** START OF Records for the task **

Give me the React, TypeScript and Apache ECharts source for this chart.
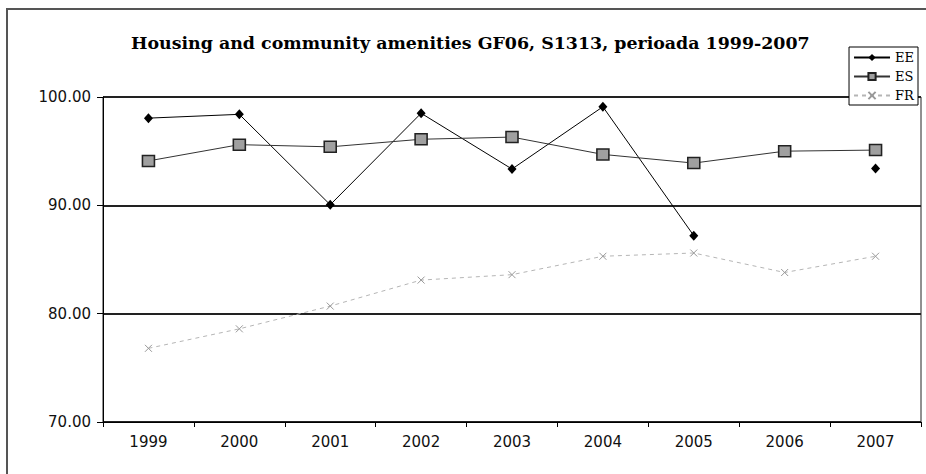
import React, { useEffect, useRef } from "react";
import * as echarts from "echarts";

const years = ["1999", "2000", "2001", "2002", "2003", "2004", "2005", "2006", "2007"];
const eeValues = [98.05, 98.4, 90.05, 98.5, 93.35, 99.1, 87.2, null, 93.4];
const esValues = [94.1, 95.6, 95.4, 96.1, 96.3, 94.7, 93.9, 95.0, 95.1];
const frValues = [76.8, 78.6, 80.7, 83.1, 83.6, 85.3, 85.6, 83.8, 85.3];
const titleText = "Housing and community amenities GF06, S1313, perioada 1999-2007";

const X_SYMBOL = "path://M0,0L10,10M10,0L0,10";

export default function App() {
  const ref = useRef<HTMLDivElement>(null);
  useEffect(() => {
    if (!ref.current) return;
    const chart = echarts.init(ref.current, null, { renderer: "svg" });
    chart.setOption({
      animation: false,
      backgroundColor: "#fff",
      title: {
        text: titleText,
        left: 126,
        top: 29,
        textStyle: {
          fontFamily: "DejaVu Serif",
          fontWeight: "bold",
          fontSize: 17.4,
          color: "#000",
        },
      },
      legend: {
        orient: "vertical",
        right: 8,
        top: 47,
        padding: [4, 4, 3, 4],
        itemGap: 6,
        itemWidth: 36,
        itemHeight: 9,
        borderColor: "#000",
        borderWidth: 1,
        backgroundColor: "#fff",
        textStyle: { fontFamily: "DejaVu Serif", fontSize: 13, color: "#000" },
        data: ["EE", "ES", "FR"],
      },
      graphic: [
        {
          type: "rect",
          shape: { x: 7, y: 9, width: 1000, height: 1000 },
          style: { fill: "none", stroke: "#555", lineWidth: 2 },
          silent: true,
        },
      ],
      grid: {
        left: 103,
        right: 5,
        top: 97,
        bottom: 52,
        show: true,
        borderColor: "#222",
        borderWidth: 1,
        backgroundColor: "transparent",
      },
      xAxis: {
        type: "category",
        data: years,
        boundaryGap: true,
        axisLine: { lineStyle: { color: "#000", width: 1 } },
        axisTick: { show: true, length: 5, lineStyle: { color: "#000" } },
        axisLabel: {
          margin: 12,
          fontFamily: "DejaVu Sans",
          fontSize: 15,
          color: "#111",
        },
        splitLine: { show: false },
      },
      yAxis: {
        type: "value",
        min: 70,
        max: 100,
        interval: 10,
        axisLine: { show: true, lineStyle: { color: "#000", width: 1 } },
        axisTick: { show: true, length: 6, lineStyle: { color: "#000" } },
        axisLabel: {
          margin: 12,
          fontFamily: "DejaVu Sans",
          fontSize: 15,
          color: "#111",
          formatter: (v: number) => v.toFixed(2),
        },
        splitLine: { show: true, lineStyle: { color: "#222", width: 2 } },
      },
      series: [
        {
          name: "EE",
          type: "line",
          data: eeValues,
          connectNulls: false,
          symbol: "diamond",
          symbolSize: [9, 10],
          lineStyle: { color: "#000", width: 1 },
          itemStyle: { color: "#000" },
        },
        {
          name: "ES",
          type: "line",
          data: esValues,
          symbol: "rect",
          symbolSize: [12, 11],
          lineStyle: { color: "#333", width: 1 },
          itemStyle: { color: "#a0a0a0", borderColor: "#222", borderWidth: 1.5 },
        },
        {
          name: "FR",
          type: "line",
          data: frValues,
          symbol: X_SYMBOL,
          symbolSize: 7,
          lineStyle: { color: "#b5b5b5", width: 1, type: [4, 4] },
          itemStyle: { color: "none", borderColor: "#999", borderWidth: 1 },
        },
      ],
    });
    return () => chart.dispose();
  }, []);
  return (
    <div
      ref={ref}
      style={{ position: "fixed", left: 0, top: 0, width: 926, height: 474 }}
    />
  );
}
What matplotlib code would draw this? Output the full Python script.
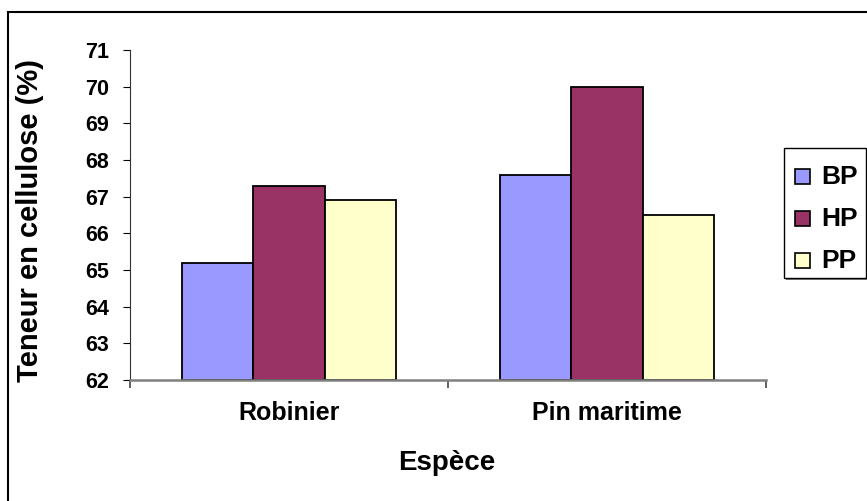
import numpy as np
import matplotlib.pyplot as plt
from matplotlib.patches import Rectangle

plt.rcParams['font.family'] = ['Liberation Sans', 'DejaVu Sans']
plt.rcParams['font.weight'] = 'bold'

especes = ['Robinier', 'Pin maritime']
series = ['BP', 'HP', 'PP']
bp = [65.2, 67.6]
hp = [67.3, 70.0]
pp = [66.9, 66.5]
couleurs = ['#9999FF', '#993366', '#FFFFCC']

W, H = 867, 501
fig = plt.figure(figsize=(W / 100, H / 100), dpi=100)
ax = fig.add_axes([130 / W, 1 - 380 / H, (766 - 130) / W, (380 - 50) / H])

x = np.arange(len(especes))
w = 0.225
for i, (vals, c) in enumerate(zip([bp, hp, pp], couleurs)):
    ax.bar(x + (i - 1) * w, np.array(vals) - 62, w, bottom=62,
           color=c, edgecolor='black', linewidth=1.3, label=series[i])

ax.set_ylim(62, 71)
ax.set_xlim(-0.5, 1.5)
ax.set_yticks(range(62, 72))
ax.tick_params(axis='y', labelsize=15.5, length=5, width=0.8, pad=10)
for t in ax.get_yticklabels():
    t.set_fontweight('bold')

ax.set_xticks(x)
ax.set_xticklabels(especes, fontsize=18, fontweight='bold')
ax.tick_params(axis='x', length=0, pad=15)
ax.set_xticks([-0.5, 0.5, 1.5], minor=True)
ax.tick_params(axis='x', which='minor', length=6, width=1.2, color='#444444')

ax.spines['top'].set_visible(False)
ax.spines['right'].set_visible(False)
ax.spines['left'].set_color('#333333')
ax.spines['bottom'].set_color('#808080')
ax.spines['bottom'].set_linewidth(1.8)

fig.text(30 / W, 1 - 220 / H, 'Teneur en cellulose (%)', rotation=90,
         ha='center', va='center', fontsize=21, fontweight='bold')
fig.text(447 / W, 1 - 463 / H, 'Espèce', ha='center', va='center',
         fontsize=20, fontweight='bold')

# cadre de la figure
fig.patches.append(Rectangle((8 / W, -0.1), 1.2, 1.1 - 12 / H,
                             transform=fig.transFigure, fill=False,
                             edgecolor='black', linewidth=1.5))

# légende avec ombre
lx0, lx1, ly0, ly1 = 784, 866, 148, 278
fig.patches.append(Rectangle((lx0 / W + 2 / W, 1 - ly1 / H - 2 / H),
                             (lx1 - lx0) / W, (ly1 - ly0) / H,
                             transform=fig.transFigure, facecolor='#808080',
                             edgecolor='none'))
fig.patches.append(Rectangle((lx0 / W, 1 - ly1 / H), (lx1 - lx0) / W,
                             (ly1 - ly0) / H, transform=fig.transFigure,
                             facecolor='white', edgecolor='black',
                             linewidth=1.0))
for i, (s, c) in enumerate(zip(series, couleurs)):
    yc = 177 + i * 42
    fig.patches.append(Rectangle((795 / W, 1 - (yc + 7) / H), 15 / W, 15 / H,
                                 transform=fig.transFigure, facecolor=c,
                                 edgecolor='black', linewidth=1.2))
    fig.text(821 / W, 1 - yc / H, s, ha='left', va='center',
             fontsize=19, fontweight='bold')

fig.savefig('out.png', dpi=100)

** END OF Records for the task **

▸ **What is being asked**
Give the material again exactly as it is, but keep the pictures out.

▸ **Correct answer**
Give me the React, TypeScript and Apache ECharts source for this chart.
import React, { useEffect, useRef } from "react";
import * as echarts from "echarts";

const years = ["1999", "2000", "2001", "2002", "2003", "2004", "2005", "2006", "2007"];
const eeValues = [98.05, 98.4, 90.05, 98.5, 93.35, 99.1, 87.2, null, 93.4];
const esValues = [94.1, 95.6, 95.4, 96.1, 96.3, 94.7, 93.9, 95.0, 95.1];
const frValues = [76.8, 78.6, 80.7, 83.1, 83.6, 85.3, 85.6, 83.8, 85.3];
const titleText = "Housing and community amenities GF06, S1313, perioada 1999-2007";

const X_SYMBOL = "path://M0,0L10,10M10,0L0,10";

export default function App() {
  const ref = useRef<HTMLDivElement>(null);
  useEffect(() => {
    if (!ref.current) return;
    const chart = echarts.init(ref.current, null, { renderer: "svg" });
    chart.setOption({
      animation: false,
      backgroundColor: "#fff",
      title: {
        text: titleText,
        left: 126,
        top: 29,
        textStyle: {
          fontFamily: "DejaVu Serif",
          fontWeight: "bold",
          fontSize: 17.4,
          color: "#000",
        },
      },
      legend: {
        orient: "vertical",
        right: 8,
        top: 47,
        padding: [4, 4, 3, 4],
        itemGap: 6,
        itemWidth: 36,
        itemHeight: 9,
        borderColor: "#000",
        borderWidth: 1,
        backgroundColor: "#fff",
        textStyle: { fontFamily: "DejaVu Serif", fontSize: 13, color: "#000" },
        data: ["EE", "ES", "FR"],
      },
      graphic: [
        {
          type: "rect",
          shape: { x: 7, y: 9, width: 1000, height: 1000 },
          style: { fill: "none", stroke: "#555", lineWidth: 2 },
          silent: true,
        },
      ],
      grid: {
        left: 103,
        right: 5,
        top: 97,
        bottom: 52,
        show: true,
        borderColor: "#222",
        borderWidth: 1,
        backgroundColor: "transparent",
      },
      xAxis: {
        type: "category",
        data: years,
        boundaryGap: true,
        axisLine: { lineStyle: { color: "#000", width: 1 } },
        axisTick: { show: true, length: 5, lineStyle: { color: "#000" } },
        axisLabel: {
          margin: 12,
          fontFamily: "DejaVu Sans",
          fontSize: 15,
          color: "#111",
        },
        splitLine: { show: false },
      },
      yAxis: {
        type: "value",
        min: 70,
        max: 100,
        interval: 10,
        axisLine: { show: true, lineStyle: { color: "#000", width: 1 } },
        axisTick: { show: true, length: 6, lineStyle: { color: "#000" } },
        axisLabel: {
          margin: 12,
          fontFamily: "DejaVu Sans",
          fontSize: 15,
          color: "#111",
          formatter: (v: number) => v.toFixed(2),
        },
        splitLine: { show: true, lineStyle: { color: "#222", width: 2 } },
      },
      series: [
        {
          name: "EE",
          type: "line",
          data: eeValues,
          connectNulls: false,
          symbol: "diamond",
          symbolSize: [9, 10],
          lineStyle: { color: "#000", width: 1 },
          itemStyle: { color: "#000" },
        },
        {
          name: "ES",
          type: "line",
          data: esValues,
          symbol: "rect",
          symbolSize: [12, 11],
          lineStyle: { color: "#333", width: 1 },
          itemStyle: { color: "#a0a0a0", borderColor: "#222", borderWidth: 1.5 },
        },
        {
          name: "FR",
          type: "line",
          data: frValues,
          symbol: X_SYMBOL,
          symbolSize: 7,
          lineStyle: { color: "#b5b5b5", width: 1, type: [4, 4] },
          itemStyle: { color: "none", borderColor: "#999", borderWidth: 1 },
        },
      ],
    });
    return () => chart.dispose();
  }, []);
  return (
    <div
      ref={ref}
      style={{ position: "fixed", left: 0, top: 0, width: 926, height: 474 }}
    />
  );
}
What matplotlib code would draw this? Output the full Python script.
import numpy as np
import matplotlib.pyplot as plt
from matplotlib.patches import Rectangle

plt.rcParams['font.family'] = ['Liberation Sans', 'DejaVu Sans']
plt.rcParams['font.weight'] = 'bold'

especes = ['Robinier', 'Pin maritime']
series = ['BP', 'HP', 'PP']
bp = [65.2, 67.6]
hp = [67.3, 70.0]
pp = [66.9, 66.5]
couleurs = ['#9999FF', '#993366', '#FFFFCC']

W, H = 867, 501
fig = plt.figure(figsize=(W / 100, H / 100), dpi=100)
ax = fig.add_axes([130 / W, 1 - 380 / H, (766 - 130) / W, (380 - 50) / H])

x = np.arange(len(especes))
w = 0.225
for i, (vals, c) in enumerate(zip([bp, hp, pp], couleurs)):
    ax.bar(x + (i - 1) * w, np.array(vals) - 62, w, bottom=62,
           color=c, edgecolor='black', linewidth=1.3, label=series[i])

ax.set_ylim(62, 71)
ax.set_xlim(-0.5, 1.5)
ax.set_yticks(range(62, 72))
ax.tick_params(axis='y', labelsize=15.5, length=5, width=0.8, pad=10)
for t in ax.get_yticklabels():
    t.set_fontweight('bold')

ax.set_xticks(x)
ax.set_xticklabels(especes, fontsize=18, fontweight='bold')
ax.tick_params(axis='x', length=0, pad=15)
ax.set_xticks([-0.5, 0.5, 1.5], minor=True)
ax.tick_params(axis='x', which='minor', length=6, width=1.2, color='#444444')

ax.spines['top'].set_visible(False)
ax.spines['right'].set_visible(False)
ax.spines['left'].set_color('#333333')
ax.spines['bottom'].set_color('#808080')
ax.spines['bottom'].set_linewidth(1.8)

fig.text(30 / W, 1 - 220 / H, 'Teneur en cellulose (%)', rotation=90,
         ha='center', va='center', fontsize=21, fontweight='bold')
fig.text(447 / W, 1 - 463 / H, 'Espèce', ha='center', va='center',
         fontsize=20, fontweight='bold')

# cadre de la figure
fig.patches.append(Rectangle((8 / W, -0.1), 1.2, 1.1 - 12 / H,
                             transform=fig.transFigure, fill=False,
                             edgecolor='black', linewidth=1.5))

# légende avec ombre
lx0, lx1, ly0, ly1 = 784, 866, 148, 278
fig.patches.append(Rectangle((lx0 / W + 2 / W, 1 - ly1 / H - 2 / H),
                             (lx1 - lx0) / W, (ly1 - ly0) / H,
                             transform=fig.transFigure, facecolor='#808080',
                             edgecolor='none'))
fig.patches.append(Rectangle((lx0 / W, 1 - ly1 / H), (lx1 - lx0) / W,
                             (ly1 - ly0) / H, transform=fig.transFigure,
                             facecolor='white', edgecolor='black',
                             linewidth=1.0))
for i, (s, c) in enumerate(zip(series, couleurs)):
    yc = 177 + i * 42
    fig.patches.append(Rectangle((795 / W, 1 - (yc + 7) / H), 15 / W, 15 / H,
                                 transform=fig.transFigure, facecolor=c,
                                 edgecolor='black', linewidth=1.2))
    fig.text(821 / W, 1 - yc / H, s, ha='left', va='center',
             fontsize=19, fontweight='bold')

fig.savefig('out.png', dpi=100)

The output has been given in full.